Radikal adalah istilah yang digunakan pada akhir abad ke-18. Dalam sejarah, gerakan yang dimulai di Britania Raya ini meminta reformasi sistem pemilihan secara radikal. Gerakan ini awalnya menyatakan dirinya sebagai partai kiri jauh yang menentang partai kanan jauh. Jadi bisa diartikan bahwa asal muasal tindakan radikal muncul dari salah satu aliran politik bukan dari ajaran agama tertentu, dan tidak bersumber dari ajaram agama.
Namun perlu diketahui bahwa tuduhan radikal untuk umat Islam dikenal sejak perang dingin antara 2 negara adikuasa berakhir. Setelah kalahnya adikuasa Uni Sovyet dalam melawan Afganistan.
Dalam pengertian khusus, partai radikal-sejumlah organisasi politik yang menyebut dirinya radikal, atau menggunakan kata radikal sebagai bagian dari namanya. Dalam kenyataan sejarah, pihak yang berkuasa atau pihak yang tidak mau kekuatannya dilemahkan selalu menuduh pihak yang lemah sebagai kaum radikal. Sedangkan sikap radikal mereka terhadap orang lain tidak dinilai sebagai tindakan radikal.
Jika kita cermati, banyak sekali persoalan yang mendukung dan menyebabkan muncul dan berkembangnya paham radikal.
Pertama, penjajahan dan pencaplokan terhadap negeri-negeri Muslim seperti Palestina, Iraq dan Afganistan. Dunia bungkam seribu bahasa terhadap penjajahan yang dilakukan Israel dan Amerika.

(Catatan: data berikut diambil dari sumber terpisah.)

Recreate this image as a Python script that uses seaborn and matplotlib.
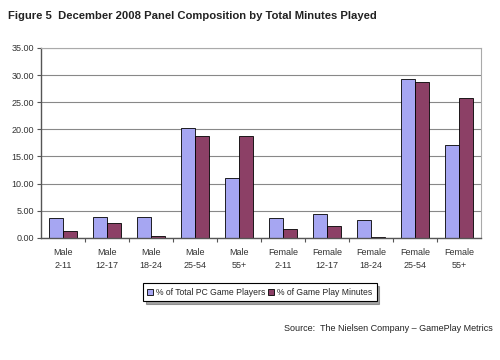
import pandas as pd
import seaborn as sns
import matplotlib.pyplot as plt

# Panel composition values (percent)
groups = ['Male\n2-11', 'Male\n12-17', 'Male\n18-24', 'Male\n25-54', 'Male\n55+',
          'Female\n2-11', 'Female\n12-17', 'Female\n18-24', 'Female\n25-54', 'Female\n55+']
players = [3.7, 3.9, 3.9, 20.3, 11.1, 3.6, 4.4, 3.3, 29.3, 17.2]
minutes = [1.2, 2.8, 0.4, 18.7, 18.7, 1.7, 2.2, 0.25, 28.8, 25.7]
series = ['% of Total PC Game Players', '% of Game Play Minutes']

df = pd.DataFrame({
    'group': groups * 2,
    'value': players + minutes,
    'series': [series[0]] * len(groups) + [series[1]] * len(groups),
})

sns.set_style('white')
plt.rcParams['font.family'] = ['Liberation Sans', 'DejaVu Sans']

fig = plt.figure(figsize=(5, 3.6), dpi=100)
ax = fig.add_axes([0.082, 0.339, 0.880, 0.528])

sns.barplot(data=df, x='group', y='value', hue='series', order=groups,
            palette=['#9999FF', '#993366'], edgecolor='black', linewidth=0.6,
            width=0.62, gap=0, ax=ax)

ax.set_ylim(0, 35)
ax.set_yticks(range(0, 36, 5))
ax.set_yticklabels([f'{v:.2f}' for v in range(0, 36, 5)], fontsize=6.5, color='#333333')
ax.set_xlim(-0.5, len(groups) - 0.5)
ax.set_xticks(range(len(groups)))
ax.set_xticklabels(groups, fontsize=6.5, color='#333333', linespacing=1.6)
ax.tick_params(axis='x', length=0, pad=7)
ax.tick_params(axis='y', length=3, width=0.8, color='#555555', left=True, pad=2)
# small ticks between categories
ax.set_xticks([i + 0.5 for i in range(len(groups) - 1)], minor=True)
ax.tick_params(axis='x', which='minor', length=3, width=0.8, color='#555555', bottom=True)

ax.yaxis.grid(True, color='#888888', linewidth=0.8)
ax.set_axisbelow(True)
ax.set_xlabel('')
ax.set_ylabel('')
for side in ['left', 'bottom']:
    ax.spines[side].set_color('#555555')
    ax.spines[side].set_linewidth(1.0)
for side in ['top', 'right']:
    ax.spines[side].set_visible(True)
    ax.spines[side].set_color('#aaaaaa')
    ax.spines[side].set_linewidth(0.8)

leg = ax.legend(loc='center', bbox_to_anchor=(0.497, -0.285), ncol=2, fontsize=6.2,
                frameon=True, fancybox=False, shadow=True, handlelength=0.7,
                handleheight=0.7, handletextpad=0.3, columnspacing=0.4,
                borderpad=0.5, edgecolor='black')
leg.get_frame().set_linewidth(0.8)

fig.text(0.016, 0.955, 'Figure 5  December 2008 Panel Composition by Total Minutes Played',
         fontsize=8.1, fontweight='bold', va='center', ha='left', color='#222222')
fig.text(0.985, 0.088, 'Source:  The Nielsen Company \u2013 GamePlay Metrics',
         fontsize=6.5, ha='right', va='center', color='#222222')

fig.savefig('out.png', dpi=100)
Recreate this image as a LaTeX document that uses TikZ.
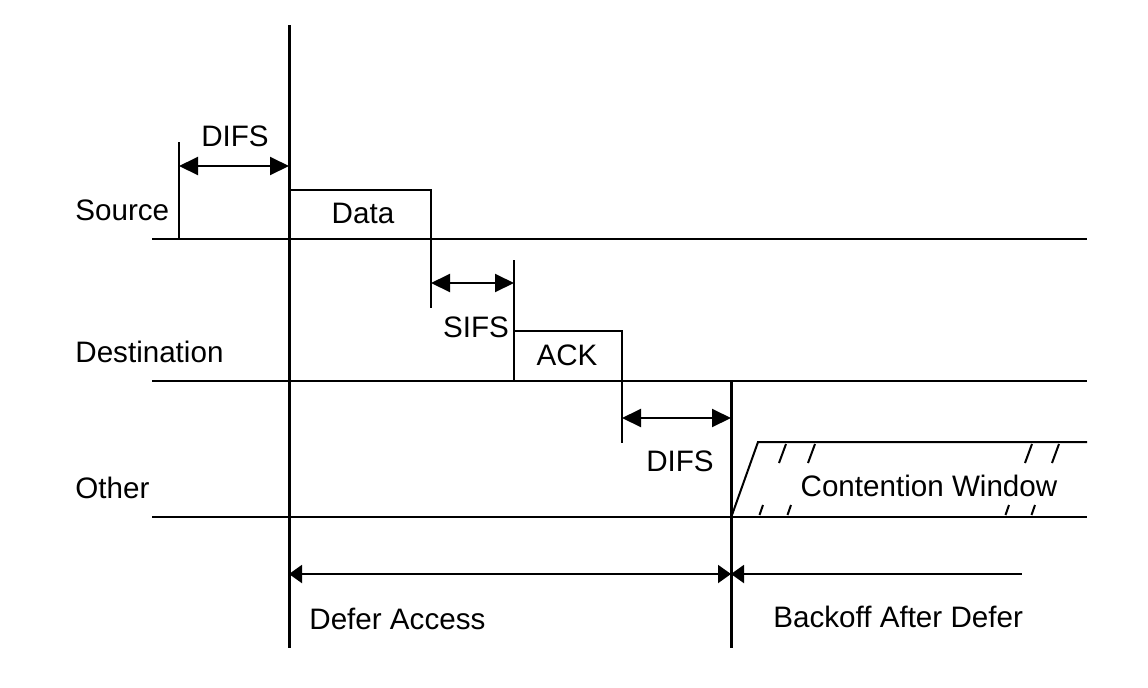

Kedua, penindasan terhadap umat Islam di berbagai belahan dunia terutama di negeri-negeri yang mayoritas penduduknya orang-orang kafir. Mereka dikekang dan dibelenggu, tidak bebas menjalankan ajaran agama mereka secara sempurna.

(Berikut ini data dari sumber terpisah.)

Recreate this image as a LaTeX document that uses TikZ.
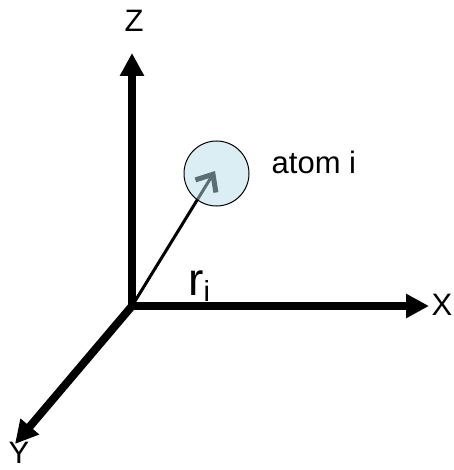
\documentclass[tikz,border=0pt]{standalone}
\usepackage{fontspec}
\setmainfont{Liberation Sans}
\usepackage{xcolor}
\usetikzlibrary{arrows.meta, positioning}

\definecolor{atomfill}{RGB}{181,221,231}

\begin{document}
\begin{tikzpicture}[
    x=1pt, y=-1pt,
    axis/.style={line width=8pt, -{Triangle[length=23pt, width=23pt]}},
    radius arrow/.style={line width=3pt, -{Straight Barb[length=14pt, width=24pt, line width=5pt]}},
    axis label/.style={font=\fontsize{31}{35}\selectfont, inner sep=0pt},
    atom/.style={circle, draw, line width=1pt, fill=atomfill, fill opacity=0.5, draw opacity=1, minimum size=65pt, inner sep=0pt},
]
\useasboundingbox (0,0) rectangle (453,470);

% Origin and axis ends
\coordinate (o) at (132,306);
\coordinate (zend) at (132,53);
\coordinate (xend) at (429,306);
\coordinate (yend) at (15,444);

% Axes
\draw[axis] (o) -- (zend);
\draw[axis] (o) -- (xend);
\draw[axis] (o) -- (yend);

% Axis labels
\node[axis label] (zlabel) at (134,21) {Z};
\node[axis label] (xlabel) at (442,305) {X};
\node[axis label] (ylabel) at (19,453) {Y};

% Position vector to the atom
\coordinate (rtip) at (215,171);
\draw[radius arrow] (o) -- (rtip);

% Atom
\node[atom] (atomi) at (216.5,173.5) {};
\node[axis label, right=22pt of atomi.east, yshift=11pt] (atomlabel) {atom i};

% Vector label
\node[inner sep=0pt, anchor=base west, font=\fontsize{46}{50}\selectfont] (rlabel) at (188,295) {r\raisebox{-6pt}{\fontsize{29}{31}\selectfont i}};

\end{tikzpicture}
\end{document}
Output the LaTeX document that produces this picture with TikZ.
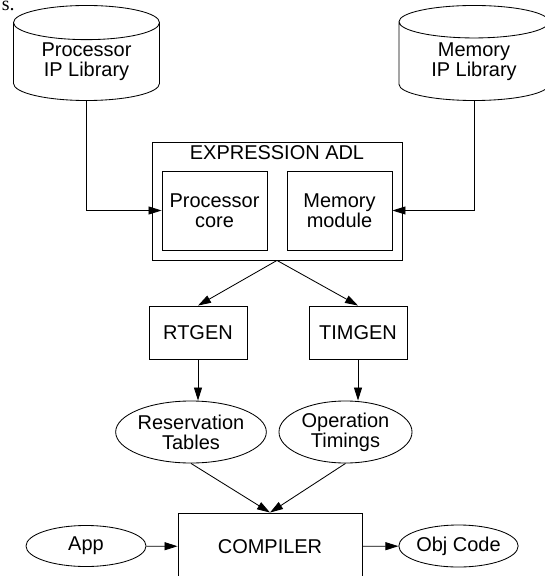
\documentclass[tikz,border=0pt]{standalone}
\usepackage{fontspec}
\setmainfont{Liberation Sans}
\newfontfamily\cutfont{Liberation Serif}
\usetikzlibrary{shapes.geometric, arrows.meta}

\begin{document}
\begin{tikzpicture}[x=0.025cm,y=-0.025cm,line width=0.6pt,
  every node/.style={font=\fontsize{14.2}{14.2}\selectfont,align=center,inner sep=0pt},
  lib/.style={draw,shape=cylinder,shape border rotate=90,aspect=0.38,anchor=shape center,minimum width=3.65cm,minimum height=2.375cm},
  box/.style={draw,shape=rectangle},
  data/.style={draw,shape=ellipse},
  arr/.style={-{Triangle[length=0.325cm,width=0.2cm]}}]
  \useasboundingbox (0,0) rectangle (544,576);
  \path (15,10.5) node[anchor=base east,font=\fontsize{14.2}{14.2}\cutfont] (cut) {s.}
  (86.5,53) node[lib] (plib) {Processor\\IP Library}
  (474,53) node[lib,minimum width=3.75cm] (mlib) {Memory\\IP Library};
  \path (277,201) node[box,minimum width=6.25cm,minimum height=2.95cm] (adl) {}
  (277,153) node (adltitle) {EXPRESSION ADL}
  (214.5,210.5) node[box,minimum width=2.625cm,minimum height=1.975cm] (core) {Processor\\core}
  (339.5,210.5) node[box,minimum width=2.625cm,minimum height=1.975cm] (mem) {Memory\\module};
  \path (198,332.5) node[box,minimum width=2.45cm,minimum height=1.325cm] (rt) {RTGEN}
  (358,332.5) node[box,minimum width=2.45cm,minimum height=1.325cm] (tim) {TIMGEN}
  (191,432) node[data,minimum width=3.3cm,minimum height=1.55cm] (rtab) {Reservation\\Tables}
  (345.5,432) node[data,minimum width=3.325cm,minimum height=1.55cm] (otim) {Operation\\Timings};
  \path (270,546.5) node[box,minimum width=4.6cm,minimum height=1.675cm] (comp) {COMPILER}
  (86,546) node[data,minimum width=3cm,minimum height=1.025cm] (app) {App}
  (458.5,546) node[data,minimum width=2.975cm,minimum height=1.05cm] (obj) {Obj Code};
  % libraries feed the ADL
  \draw[arr] (plib.south) |- (core.west);
  \draw[arr] (mlib.south) |- (mem.east);
  \draw[arr] (adl.south) -- (rt.north);
  \draw[arr] (adl.south) -- (tim.north);
  \draw[arr] (rt.south) -- (rt.south |- rtab.north);
  \draw[arr] (tim.south) -- (tim.south |- otim.north);
  \draw[arr] (rtab.south) -- (comp.north);
  \draw[arr] (otim.south) -- (comp.north);
  \draw[arr] (app) -- (comp);
  \draw[arr] (comp) -- (obj);
\end{tikzpicture}
\end{document}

Ketiga, kezaliman dari sebagian penguasa terhadap aktivitas-aktivitas dakwah.
Keempat, kebodohan umat terhadap agama terutama masalah aqidah. Tatkala kebodohan dan kemunduran terhadap pemahaman agama tersebar ditengah-tengah masyarakat Islam, terutama generasi muda, maka ini menjadi ladang subur menyebarkan doktrin gerakan radikal.
Kelima, kemungkaran ditengah-tengah masyarakat baik dari segi akhlak maupun pemikiran.
Keenam, pengawasan yang lemah dari badan penegak hukum dalam menindak berbagai bentuk pelanggaran hukum.
Lantas pertanyaannya sekarang, bagaimana bisa sejarah perang dapat menimbulkan sikap radikal dan intoleransi? Ini adalah phobia yang berlebihan karena belum ada bukti bahwa seseorang yang mempelajari sejarah perang secara otomatis terpengaruh sikap radikal.
Jika porsi pelajaran agama Islam pada aspek sejarah tentang perang dikurangi, sama saja berusaha untuk menghapus ayat-ayat Alquran tentang perang. Padahal wajib mempelajari Alquran secara totalitas dan menyeluruh sebagai konsekuensi keimanan kepada Allah SWT yang menurunkan Alquran sebagai pedoman dan aturan kehidupan manusia. Wallahu a’lam bishshowab.